[What the task requires]: Repeat, exactly and in full, the lines of the listing below, but without any pictures.
start
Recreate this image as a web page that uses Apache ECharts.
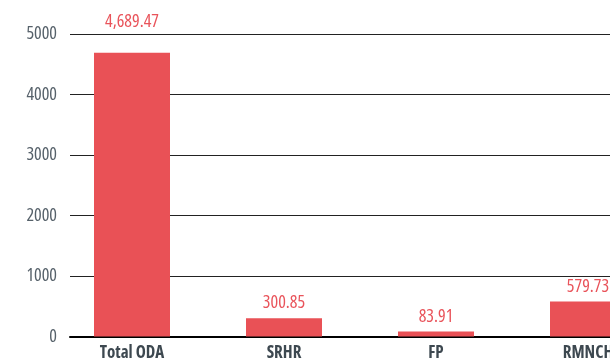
<!DOCTYPE html>
<html>
<head>
<meta charset="utf-8">
<script src="https://cdn.jsdelivr.net/npm/echarts@6/dist/echarts.min.js"></script>
<style>
  html, body { margin: 0; padding: 0; background: #fff; }
  #chart { width: 610px; height: 361px; }
</style>
</head>
<body>
<div id="chart"></div>
<script>
// Funding amounts by category
const categories = ['Total ODA', 'SRHR', 'FP', 'RMNCH'];
const amounts = [4689.47, 300.85, 83.91, 579.73];
const yTicks = [0, 1000, 2000, 3000, 4000, 5000];

// Condensed face of Open Sans (the "condensed" keyword goes into the font shorthand)
const FONT = "'Open Sans', sans-serif";
const STRETCH = 'condensed';
const BAR_RED = '#e95156';

const chart = echarts.init(document.getElementById('chart'));

const fmt = v => v.toLocaleString('en-US', { minimumFractionDigits: 2, maximumFractionDigits: 2 });

const barData = categories.map((c, i) => ({
  value: [i, amounts[i]],
  label: { distance: i === 0 ? 22 : 6 }
}));

chart.setOption({
  animation: false,
  grid: { left: 70, right: 0, top: 34, bottom: 24.5, outerBoundsMode: 'none', containLabel: false },
  xAxis: {
    type: 'value',
    min: -62 / 152,
    max: -62 / 152 + 540 / 152,
    splitLine: { show: false },
    axisTick: { show: false },
    axisLine: { show: true, onZero: false, lineStyle: { color: '#000', width: 2 } },
    axisLabel: {
      customValues: categories.map((c, i) => i),
      formatter: v => categories[Math.round(v)] || '',
      margin: 8,
      fontFamily: FONT,
      fontStyle: STRETCH,
      fontSize: 17,
      fontWeight: 'bold',
      color: '#3d4850',
      hideOverlap: false
    }
  },
  yAxis: {
    type: 'value',
    min: yTicks[0],
    max: yTicks[yTicks.length - 1],
    interval: 1000,
    axisLine: { show: false },
    axisTick: { show: false },
    splitLine: { lineStyle: { color: '#222', width: 1 } },
    axisLabel: {
      margin: 13,
      formatter: v => String(v),
      fontFamily: FONT,
      fontStyle: STRETCH,
      fontSize: 18,
      color: '#56616a'
    }
  },
  series: [{
    type: 'bar',
    data: barData,
    barWidth: 76,
    itemStyle: { color: BAR_RED },
    label: {
      show: true,
      position: 'top',
      formatter: p => fmt(p.value[1]),
      fontFamily: FONT,
      fontStyle: STRETCH,
      fontSize: 18,
      color: '#e9545b'
    }
  }]
});
</script>
</body>
</html>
end
[Completed exercise]:
Recreate this image as a web page that uses Apache ECharts.
<!DOCTYPE html>
<html>
<head>
<meta charset="utf-8">
<script src="https://cdn.jsdelivr.net/npm/echarts@6/dist/echarts.min.js"></script>
<style>
  html, body { margin: 0; padding: 0; background: #fff; }
  #chart { width: 610px; height: 361px; }
</style>
</head>
<body>
<div id="chart"></div>
<script>
// Funding amounts by category
const categories = ['Total ODA', 'SRHR', 'FP', 'RMNCH'];
const amounts = [4689.47, 300.85, 83.91, 579.73];
const yTicks = [0, 1000, 2000, 3000, 4000, 5000];

// Condensed face of Open Sans (the "condensed" keyword goes into the font shorthand)
const FONT = "'Open Sans', sans-serif";
const STRETCH = 'condensed';
const BAR_RED = '#e95156';

const chart = echarts.init(document.getElementById('chart'));

const fmt = v => v.toLocaleString('en-US', { minimumFractionDigits: 2, maximumFractionDigits: 2 });

const barData = categories.map((c, i) => ({
  value: [i, amounts[i]],
  label: { distance: i === 0 ? 22 : 6 }
}));

chart.setOption({
  animation: false,
  grid: { left: 70, right: 0, top: 34, bottom: 24.5, outerBoundsMode: 'none', containLabel: false },
  xAxis: {
    type: 'value',
    min: -62 / 152,
    max: -62 / 152 + 540 / 152,
    splitLine: { show: false },
    axisTick: { show: false },
    axisLine: { show: true, onZero: false, lineStyle: { color: '#000', width: 2 } },
    axisLabel: {
      customValues: categories.map((c, i) => i),
      formatter: v => categories[Math.round(v)] || '',
      margin: 8,
      fontFamily: FONT,
      fontStyle: STRETCH,
      fontSize: 17,
      fontWeight: 'bold',
      color: '#3d4850',
      hideOverlap: false
    }
  },
  yAxis: {
    type: 'value',
    min: yTicks[0],
    max: yTicks[yTicks.length - 1],
    interval: 1000,
    axisLine: { show: false },
    axisTick: { show: false },
    splitLine: { lineStyle: { color: '#222', width: 1 } },
    axisLabel: {
      margin: 13,
      formatter: v => String(v),
      fontFamily: FONT,
      fontStyle: STRETCH,
      fontSize: 18,
      color: '#56616a'
    }
  },
  series: [{
    type: 'bar',
    data: barData,
    barWidth: 76,
    itemStyle: { color: BAR_RED },
    label: {
      show: true,
      position: 'top',
      formatter: p => fmt(p.value[1]),
      fontFamily: FONT,
      fontStyle: STRETCH,
      fontSize: 18,
      color: '#e9545b'
    }
  }]
});
</script>
</body>
</html>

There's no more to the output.